The Church could practically support this in a number of ways, namely giving opportunities for people to train to become ‘Tentmakers’ capable of sustaining themselves in this. Also, making it easier for people to be on-boarded and trained into ordained ministry without abstracting them from their communities would help too. Currently someone is trained, ordained and abstracted from the context in which they heard the call to ministry – shouldn’t we try and contextualise this more?

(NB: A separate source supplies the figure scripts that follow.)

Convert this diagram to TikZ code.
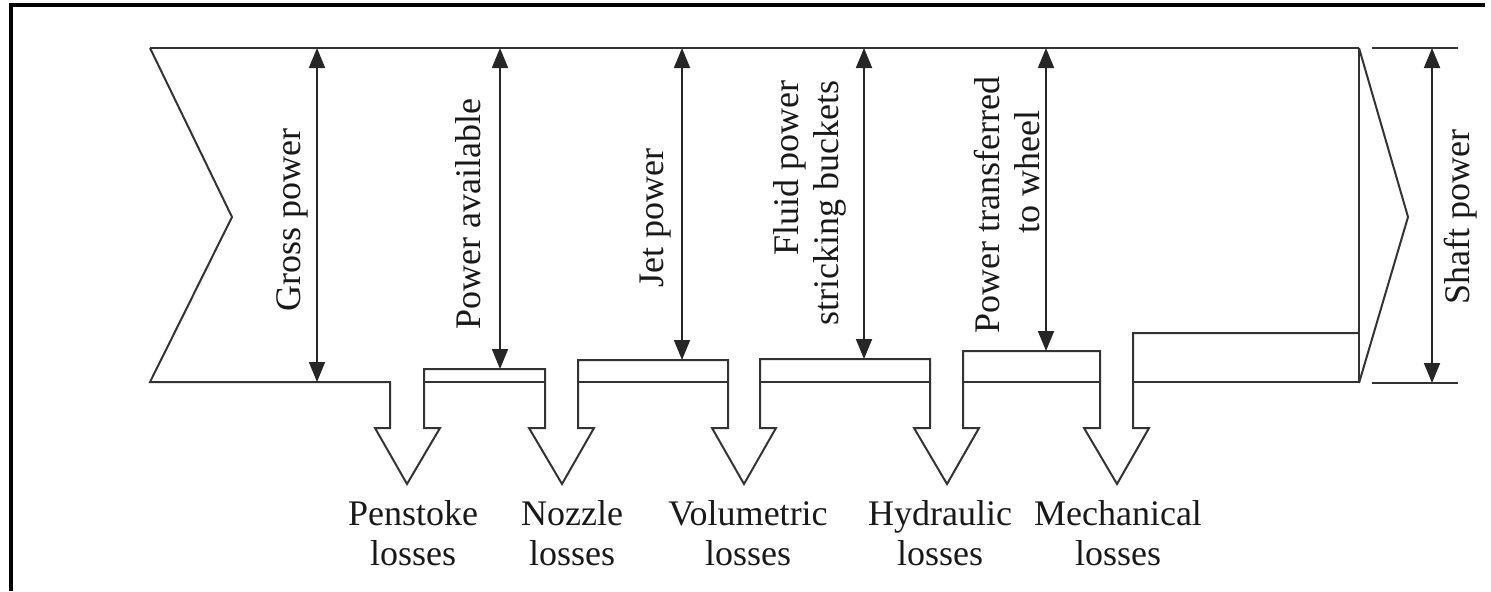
\documentclass[tikz,border=0pt]{standalone}
\usepackage{fontspec}
\setmainfont{Liberation Serif}
\usetikzlibrary{arrows.meta}
\begin{document}
\begin{tikzpicture}[x=0.5pt,y=-0.5pt,
  outl/.style={draw=black!80, line width=1pt, line join=miter},
  dimline/.style={draw=black!85, line width=0.9pt, {Triangle[length=10pt,width=8pt]}-{Triangle[length=10pt,width=8pt]}},
  vlabel/.style={font=\fontsize{18}{20}\selectfont, rotate=90, inner sep=0pt, text=black!90},
  losslabel/.style={font=\fontsize{18}{20}\selectfont, align=center, inner sep=0pt, text=black!90}]
\useasboundingbox (0,0) rectangle (1491,591);
% frame
\draw[line width=1.6pt] (11,591) -- (11,5) -- (1485,5);
% main flow outline
\draw[outl] (150,48) -- (1359,48);
\draw[outl] (150,48) -- (232,217) -- (150,382) -- (390,382) -- (390,428) -- (375,428) -- (407,484) -- (440,428) -- (424,428) -- (424,369) -- (545,369) -- (545,428) -- (529,428) -- (562,484) -- (594,428) -- (578,428) -- (578,360) -- (728,360) -- (728,428) -- (712,428) -- (744,484) -- (776,428) -- (760,428) -- (760,359) -- (930,359) -- (930,428) -- (914,428) -- (947,484) -- (979,428) -- (963,428) -- (963,351) -- (1100,351) -- (1100,428) -- (1084,428) -- (1117,484) -- (1149,428) -- (1133,428) -- (1133,333) -- (1359,333);
\draw[outl] (1359,48) -- (1359,383);
\draw[outl] (424,382) -- (545,382);
\draw[outl] (578,382) -- (728,382);
\draw[outl] (760,382) -- (930,382);
\draw[outl] (963,382) -- (1100,382);
\draw[outl] (1133,382) -- (1359,382);
\draw[outl] (1359,48) -- (1408,217) -- (1359,383);
% shaft power extension lines
\draw[outl] (1372,48) -- (1458,48);
\draw[outl] (1372,383) -- (1458,383);
% dimension coordinates
\coordinate (g1) at (317,48);  \coordinate (g2) at (317,382);
\coordinate (a1) at (500,48);  \coordinate (a2) at (500,369);
\coordinate (j1) at (682,48);  \coordinate (j2) at (682,360);
\coordinate (f1) at (864,48);  \coordinate (f2) at (864,359);
\coordinate (w1) at (1046,48); \coordinate (w2) at (1046,351);
\coordinate (s1) at (1432,48); \coordinate (s2) at (1432,383);
\draw[dimline] (g1) -- (g2);
\draw[dimline] (a1) -- (a2);
\draw[dimline] (j1) -- (j2);
\draw[dimline] (f1) -- (f2);
\draw[dimline] (w1) -- (w2);
\draw[dimline] (s1) -- (s2);
% vertical labels
\node[vlabel] (lg) at (292,220) {Gross power};
\node[vlabel] (la) at (468,214) {Power available};
\node[vlabel] (lj) at (656,218) {Jet power};
\node[vlabel, align=right] (lf) at (810,203) {Fluid power\\stricking buckets};
\node[vlabel, align=right] (lw) at (1007,205) {Power transferred\\to wheel\hspace*{17pt}};
\node[vlabel] (ls) at (1461,217) {Shaft power};
% loss labels
\node[losslabel] (pl) at (413,533) {Penstoke\\losses};
\node[losslabel] (nl) at (572,533) {Nozzle\\losses};
\node[losslabel] (vl) at (748,533) {Volumetric\\losses};
\node[losslabel] (hl) at (940,533) {Hydraulic\\losses};
\node[losslabel] (ml) at (1118,533) {Mechanical\\losses};
\end{tikzpicture}
\end{document}
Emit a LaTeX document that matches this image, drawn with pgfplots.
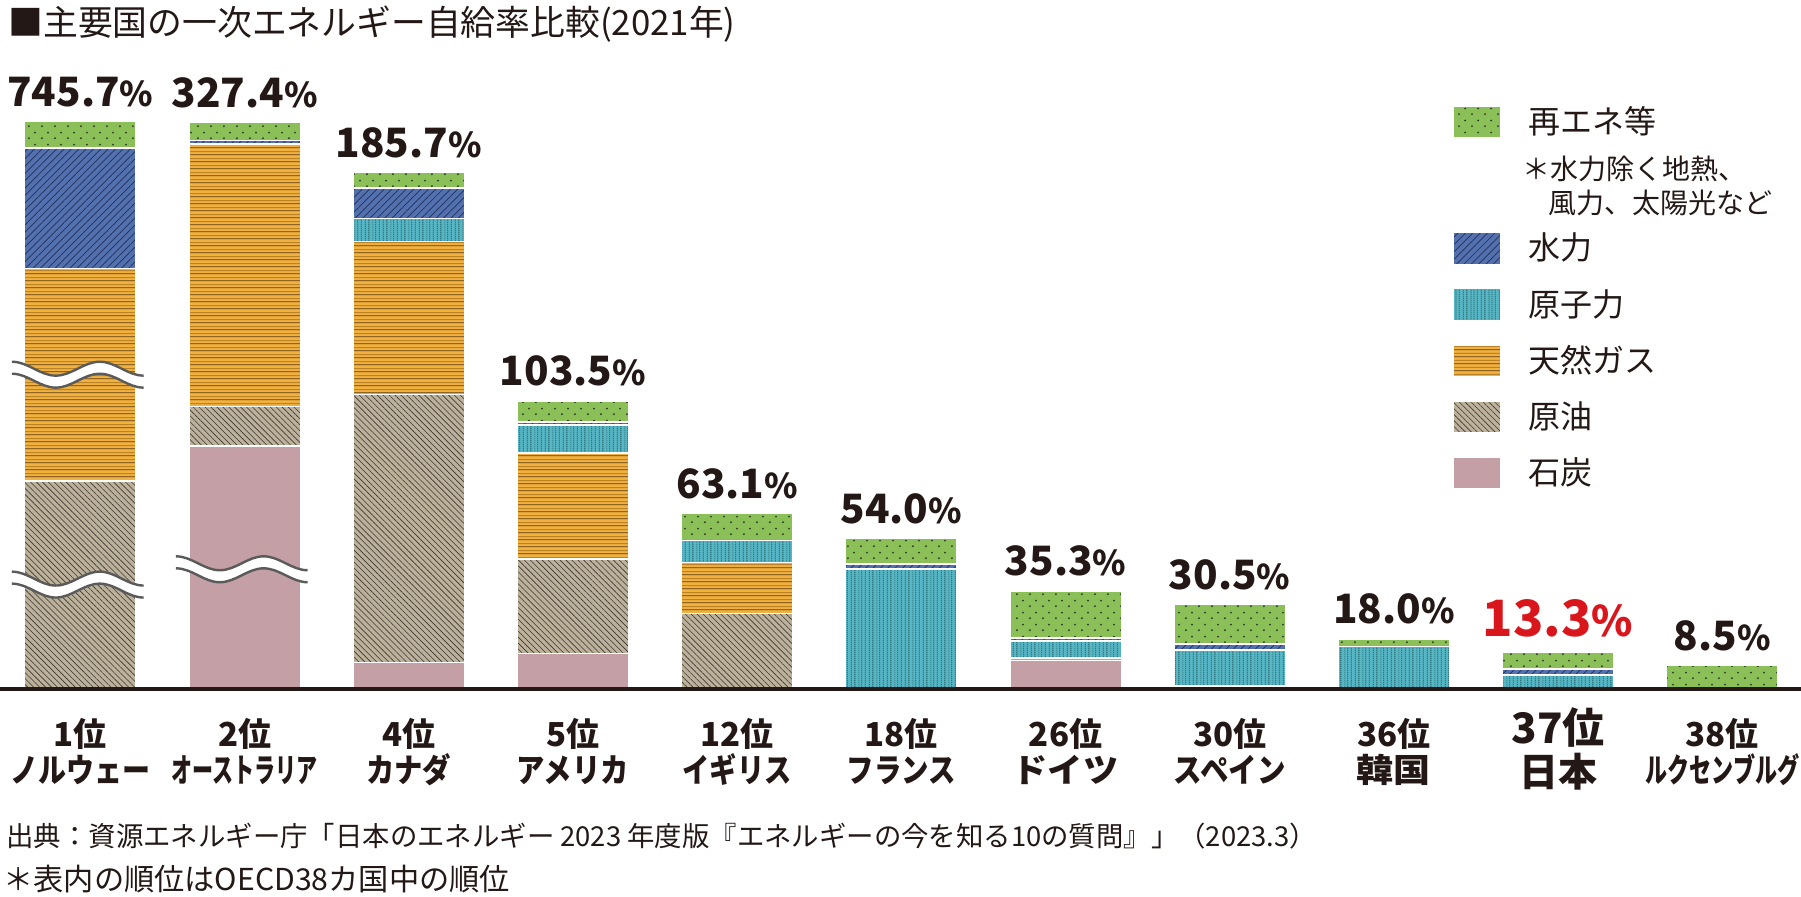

Extracting this from the main parish structure, like Resourcing or Network Churches, and letting it develop in a more organic, grassroots manner I think could be really important. By developing a para-church institution, admittedly I think ideally with its own sacramental ministry in due time, could be a way to negotiate how these communities could interact with a local parish of dioceses on a case by case basis. They would differ from an ordinary parish in that they exist to specifically cultivate local ‘opt-in’ communities of people committed to one another and are organised largely from the ground up yet loyal to the Church. In software development, when you try something new, you create a branch of your main code base so that if it goes wrong it doesn’t affect your main repository, you don’t make destructive edits. A society centred on the recreation of parish life, primarily in the church but working that across all of society, from the grassroots at a human scale could be a ‘branch’ worth exploring. If you do get communities interested, offer them an abandoned parish church in the countryside or an inner city estate to rehabilitate and some help retraining to make a living if interested. I’d take that given the opportunity.
If it works, then when it matures you can look at incorporating it into the main body of the Church. Yet I believe by starting with the family, supporting it, protecting it, and encouraging it to grow and create space for its neighbours is a big part of how the Church originally got started. Build your base and the rest will follow.